Chinese nature reserves, Land of the Leopard exchange wild cat data

Chinese nature reserves, Land of the Leopard exchange wild cat data

20 October 2016

On 11-14 October, officials from five Chinese nature reserves, Land of the Leopard National Park and Primorye Territory Department of Hunting Supervision met in Vladivostok. Delegates from China's Laoyeling, Hunchun, Wangqing, Huangnihe and Dunhuang nature reserves and also the Wangqing Lanjia forest farm met with the Russian national park officials to share data from camera traps that recorded Far Eastern leopards and Amur tigers in 2013-2015. Russian specialists will analyse the data and draw conclusions on the rare cats' population in both countries.


"We had been looking forward to this meeting for a long time," said Yelena Shevtsova, Land of the Leopard's deputy director for research. "We did not only identify tigers and leopards in the photos but also prepared profiles and assigned general numbers to each animal. By using a common database, we will be able to keep track of the situation. Wild animals have no nationality, and nature has no state borders. Our countries are home to the world's only population of the rarest big cat, the Far Eastern leopard, and also the population of the Amur tiger. Only bilateral cooperation can help us achieve the desired result. We cannot act separately. Today we made a major step in the two countries' work. I am convinced that once the data has been analysed, we will get some good news about our beautiful cats."
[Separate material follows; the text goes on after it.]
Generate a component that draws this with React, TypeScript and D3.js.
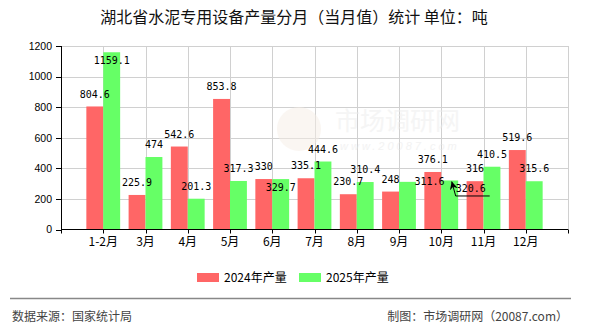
import { useMemo } from 'react';
import * as d3 from 'd3';

const months = ['1-2月', '3月', '4月', '5月', '6月', '7月', '8月', '9月', '10月', '11月', '12月'];
const output2024 = [804.6, 225.9, 542.6, 853.8, 330, 335.1, 230.7, 248, 376.1, 316, 519.6];
const output2025 = [1159.1, 474, 201.3, 317.3, 329.7, 444.6, 310.4, 311.6, 320.6, 410.5, 315.6];
const yTicks = [0, 200, 400, 600, 800, 1000, 1200];
const seriesNames = ['2024年产量', '2025年产量'];

const W = 590;
const H = 330;
const plot = { left: 61, right: 568, top: 46, bottom: 229.5 };
const colors = ['#ff6666', '#66ff66'];
const labelFont = '"DejaVu Sans Mono", monospace';
const cjkFont = '"Noto Sans CJK SC", "Noto Sans", sans-serif';

type Box = { x0: number; x1: number; y0: number; y1: number };
type Label = { text: string; cx: number; cy: number; w: number; leader?: { tx: number; ty: number } };

const overlaps = (a: Box, b: Box) => a.x0 < b.x1 && b.x0 < a.x1 && a.y0 < b.y1 && b.y0 < a.y1;

const App = () => {
    // padded domain so the months sit on the inner tick positions
    const x = useMemo(
        () => d3.scalePoint<string>().domain(['_l', ...months, '_r']).range([plot.left, plot.right]),
        []
    );
    const y = useMemo(() => d3.scaleLinear().domain([0, 1200]).range([plot.bottom, plot.top]), []);
    const barW = x.step() * 0.4;

    const series = [output2024, output2025];

    // value labels: above the bar, else inside, else nudged right (last resort gets a leader)
    const labels = useMemo(() => {
        const placed: Box[] = [];
        const out: Label[] = [];
        series.forEach((vals, s) => {
            vals.forEach((v, i) => {
                const text = String(v);
                const w = text.length * 6;
                const bx = (x(months[i]) ?? 0) + (s === 0 ? -barW / 2 : barW / 2);
                const top = y(v);
                const cands: Label[] = [
                    { text, w, cx: bx, cy: top - 12.5 },
                    { text, w, cx: bx, cy: top + 8.5 },
                    { text, w, cx: bx + 22, cy: top - 0.5 },
                    { text, w, cx: bx + 21, cy: top + 7.5, leader: { tx: bx + 2, ty: top + 1 } },
                ];
                const boxOf = (c: Label): Box => ({ x0: c.cx - w / 2, x1: c.cx + w / 2, y0: c.cy - 6, y1: c.cy + 6 });
                let pick = cands[cands.length - 1];
                for (const c of cands) {
                    const b = boxOf(c);
                    if (b.y0 < plot.top) continue;
                    if (placed.some(p => overlaps(p, b))) continue;
                    pick = c;
                    break;
                }
                placed.push(boxOf(pick));
                out.push(pick);
            });
        });
        return out;
    }, [x, y]);

    const gridX = x.domain().map(d => x(d) ?? 0);

    return (
        <svg
            width={W}
            height={H}
            style={{ position: 'absolute', left: 0, top: 0, background: '#fff' }}
        >
            <defs>
                <marker id="arrow" viewBox="0 0 10 10" refX="0" refY="5" markerWidth="8" markerHeight="8" orient="auto" markerUnits="userSpaceOnUse">
                    <path d="M0,5 L10,0 L7,5 L10,10 Z" fill="#000" />
                </marker>
            </defs>

            <text x={294} y={23} textAnchor="middle" fontFamily={cjkFont} fontSize={16} fill="#111">
                湖北省水泥专用设备产量分月（当月值）统计 单位：吨
            </text>

            {/* grid */}
            <g stroke="#d0d0d0" strokeWidth={1}>
                {yTicks.filter(t => t > 0).map(t => (
                    <line key={t} x1={plot.left} x2={plot.right} y1={Math.round(y(t)) + 0.5} y2={Math.round(y(t)) + 0.5} />
                ))}
                {gridX.slice(1).map((gx, i) => (
                    <line key={i} x1={Math.round(gx) + 0.5} x2={Math.round(gx) + 0.5} y1={plot.top} y2={plot.bottom} />
                ))}
            </g>

            {/* watermark */}
            <g opacity={0.5}>
                <circle cx={299} cy={129} r={22} fill="#f7efe6" />
                <text x={335} y={130} fontFamily={cjkFont} fontSize={25} fill="#ececec">市场调研网</text>
                <text x={340} y={150} fontFamily="Liberation Sans, sans-serif" fontStyle="italic" fontSize={11} letterSpacing={3} fill="#e8e8e8">
                    www.20087.com
                </text>
            </g>

            {/* bars */}
            {series.map((vals, s) => (
                <g key={s} fill={colors[s]}>
                    {vals.map((v, i) => (
                        <rect
                            key={i}
                            x={(x(months[i]) ?? 0) - (s === 0 ? barW : 0)}
                            y={y(v)}
                            width={barW}
                            height={y(0) - y(v)}
                        />
                    ))}
                </g>
            ))}

            {/* axes */}
            <g stroke="#000" strokeWidth={1}>
                <line x1={plot.left + 0.5} x2={plot.left + 0.5} y1={plot.top} y2={plot.bottom} />
                <line x1={plot.left} x2={plot.right} y1={plot.bottom} y2={plot.bottom} />
                {yTicks.map(t => (
                    <line key={t} x1={plot.left - 5} x2={plot.left} y1={Math.round(y(t)) + 0.5} y2={Math.round(y(t)) + 0.5} />
                ))}
                {gridX.map((gx, i) => (
                    <line key={i} x1={Math.round(gx) + 0.5} x2={Math.round(gx) + 0.5} y1={plot.bottom} y2={plot.bottom + 4} />
                ))}
            </g>
            <g fontFamily="Liberation Sans, sans-serif" fontSize={10.5} fill="#000" textAnchor="end">
                {yTicks.map(t => (
                    <text key={t} x={52} y={y(t) + 3.8}>{t}</text>
                ))}
            </g>
            <g fontFamily={cjkFont} fontSize={12} fill="#000" textAnchor="middle">
                {months.map(m => (
                    <text key={m} x={x(m)} y={246}>{m}</text>
                ))}
            </g>

            {/* value labels */}
            <g fontFamily={labelFont} fontSize={10} fill="#000" textAnchor="middle">
                {labels.map((l, i) => (
                    <text key={i} x={l.cx} y={l.cy + 3.7}>{l.text}</text>
                ))}
            </g>
            {labels.filter(l => l.leader).map((l, i) => (
                <polyline
                    key={i}
                    points={`${l.leader!.tx},${l.leader!.ty} ${l.cx - l.w / 2},${l.cy + 8} ${l.cx + l.w / 2 + 4},${l.cy + 8}`}
                    fill="none"
                    stroke="#000"
                    strokeWidth={1}
                    markerStart="url(#arrow)"
                />
            ))}

            {/* legend */}
            <g fontFamily={cjkFont} fontSize={12} fill="#000">
                {seriesNames.map((name, s) => (
                    <g key={name} transform={`translate(${197 + s * 102},0)`}>
                        <rect x={0} y={273} width={22} height={9} fill={colors[s]} />
                        <text x={27} y={282}>{name}</text>
                    </g>
                ))}
            </g>

            <line x1={10} x2={571} y1={298.5} y2={298.5} stroke="#888" strokeWidth={1.3} />
            <g fontFamily={cjkFont} fontSize={12} fill="#444">
                <text x={12} y={321}>数据来源：国家统计局</text>
                <text x={568} y={321} textAnchor="end">制图：市场调研网（20087.com）</text>
            </g>
        </svg>
    );
};

export default App;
Shevtsova's Chinese colleague Fan Jinfu, director of the Hunchun Nature Reserve, said the meeting was of tremendous importance.


"Our delegation has arrived to discuss joint efforts with Land of the Leopard in conserving tigers and leopards and their habitat to be able to understand better the changes in the wild predators' population and adjust our work accordingly and more accurately," he said. "We had in-depth discussion of the working issues with our Russian colleagues. We have taken a new step in our important work. We could see that the number of tigers and leopards in Russia and China is growing."


Chinese experts said they had achieved progress in tracking changes in wild predators' population and stepped up anti-poaching measures. As a result, security had been tightened in the areas inhabited by the Far Eastern leopards and Amur tigers.


During their visit to Primorye, the Chinese delegation met with the head of Primorye Territory Department of Hunting Supervision to discuss conserving the prey base of the leopard and tiger in the border areas and also continued monitoring of hoofed mammals' populations.


Previously, Land of the Leopard monitored the numbers of Far Eastern and Amur tiger population together with the Chinese side, but this time the data exchange took place directly between experts of the Russian and Chinese state specially protected areas. In February 2016, the Chinese government funded a project to establish a new specially protected area that would spread across the already existing nature reserves and conserve the wild cats' habitat in the Jilin and Heilongjiang provinces bordering on Land of the Leopard. The project of a national park is expected to cover an area of 1,500,000 hectares.